The IHSA baseball playoffs undoubtedly will produce some upsets by teams on the road to state glory the next two weeks.
None, however, is likely to match what occurred in a shell-shocked Mount Greenwood community Saturday.
It wasn’t so much that No. 8 seed Andrew upended No. 1 seed Brother Rice, but how the Thunderbolts did it: total domination.
Pitcher Brett Maus was overpowering, the offense pounded out 17 hits and the defense was flawless during Andrew’s 12-0 shellacking of the third-ranked Crusaders in the Class 4A Brother Rice Regional championship game.
“You look at our record (17-15) coming in, and it doesn’t look like we’re a great team,” Andrew coach Dave DeHaan said. “But when we’re on, we can be a very, very good team.”
The final words DeHaan said to his players before jogging to the third-base coach’s box in the top of the first inning were, “Let’s have fun.”
Boy, did they ever.
Andrew scored five runs in the first inning against Brother Rice starter Patrick Gannon (9-1), who needed one win to become the program’s all-time leader in wins with 28. The T-bolts made certain the Purdue-bound lefty will remain tied with 1965 graduate Lou Pacierb, with 27.
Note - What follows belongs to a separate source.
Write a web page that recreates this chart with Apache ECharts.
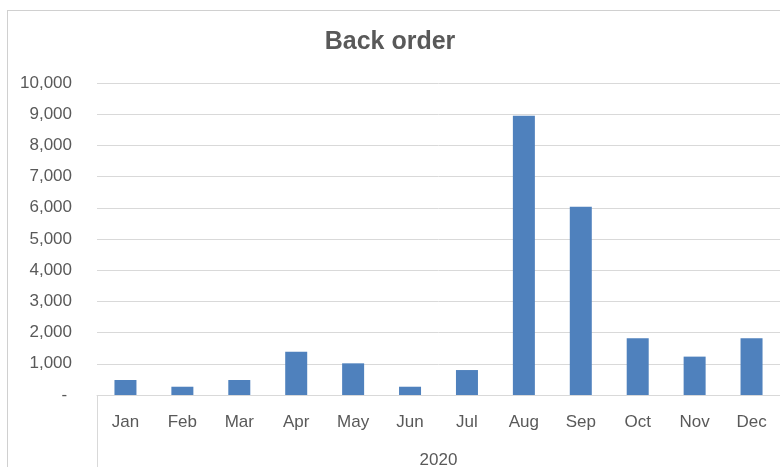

Kyle Bogdal (2-for-5) led off the first inning with a single, and Matt Healy (2-for-4) also singled. One out later, and after the Crusaders botched not one but two rundowns, Jeff Zimmerman (2-for-2) walked for the first of three times to load the bases.
Chris Berardi (3-for-5, four RBI) then hit a one-hopper back to Gannon, who fired wildly past catcher Ricky Palmer for an error and a 1-0 T-bolts lead.
From there, the roof caved in on the Crusaders.
Dan Eliopulos roped an 0-and-2 fastball for a double that scored two runs, and Steve Litko (2-for-4) followed with a two-run single that made it 5-0.
“To get five runs right away, it eased some of the pressure off Brett (Maus),” said DeHaan, who presented the regional-title win to his wife on their 11th wedding anniversary.
Five runs or only one run, it really didn’t matter because of the way the left-handed-throwing Maus was pitching. Brother Rice’s potent offense, which averaged nine runs per game, was held in check.
“Oh, it definitely helped,” Maus said of the five-run lead. “But we were expecting to win this game coming in.”
Berardi’s two-out single in the fourth extended the lead to 6-0.
The T-bolts made certain there would be no late-inning heroics from Brother Rice, which produced some miracle comebacks during a phenomenal 31-3 season. Andrew crossed the plate twice in the sixth and four more times in the seventh against reliever Kevin Koziol.
Zimmerman contributed an RBI double and Berardi an RBI single in the sixth to make it 8-0. Eric Mason and Berardi applied the icing on the regional-championship cake with two-run singles in the seventh.
“We came to play today,” Mason said. “We wanted to just play hard, tough baseball. We came up big.”
While the Thunderbolts resembled a merry-go-round on the basepaths, the Crusaders were stuck in neutral. But that’s how it was for the Crusaders in each of their three losses — all shutouts.
Maus scattered six hits, walked one and struck out seven during an economical 89-pitch effort. The senior effectively mixed his fastball, cutter, split and changeup throughout. But it was his heater that proved most difficult for the Crusaders to catch up to.
The only Crusaders to register multiple hits was Kevin Callahan, who was 2-for-3.
“Everything went wrong, and they outplayed us,” Brother Rice coach Tim Lyons said. “We didn’t do anything right today. You have to tip your cap to them.”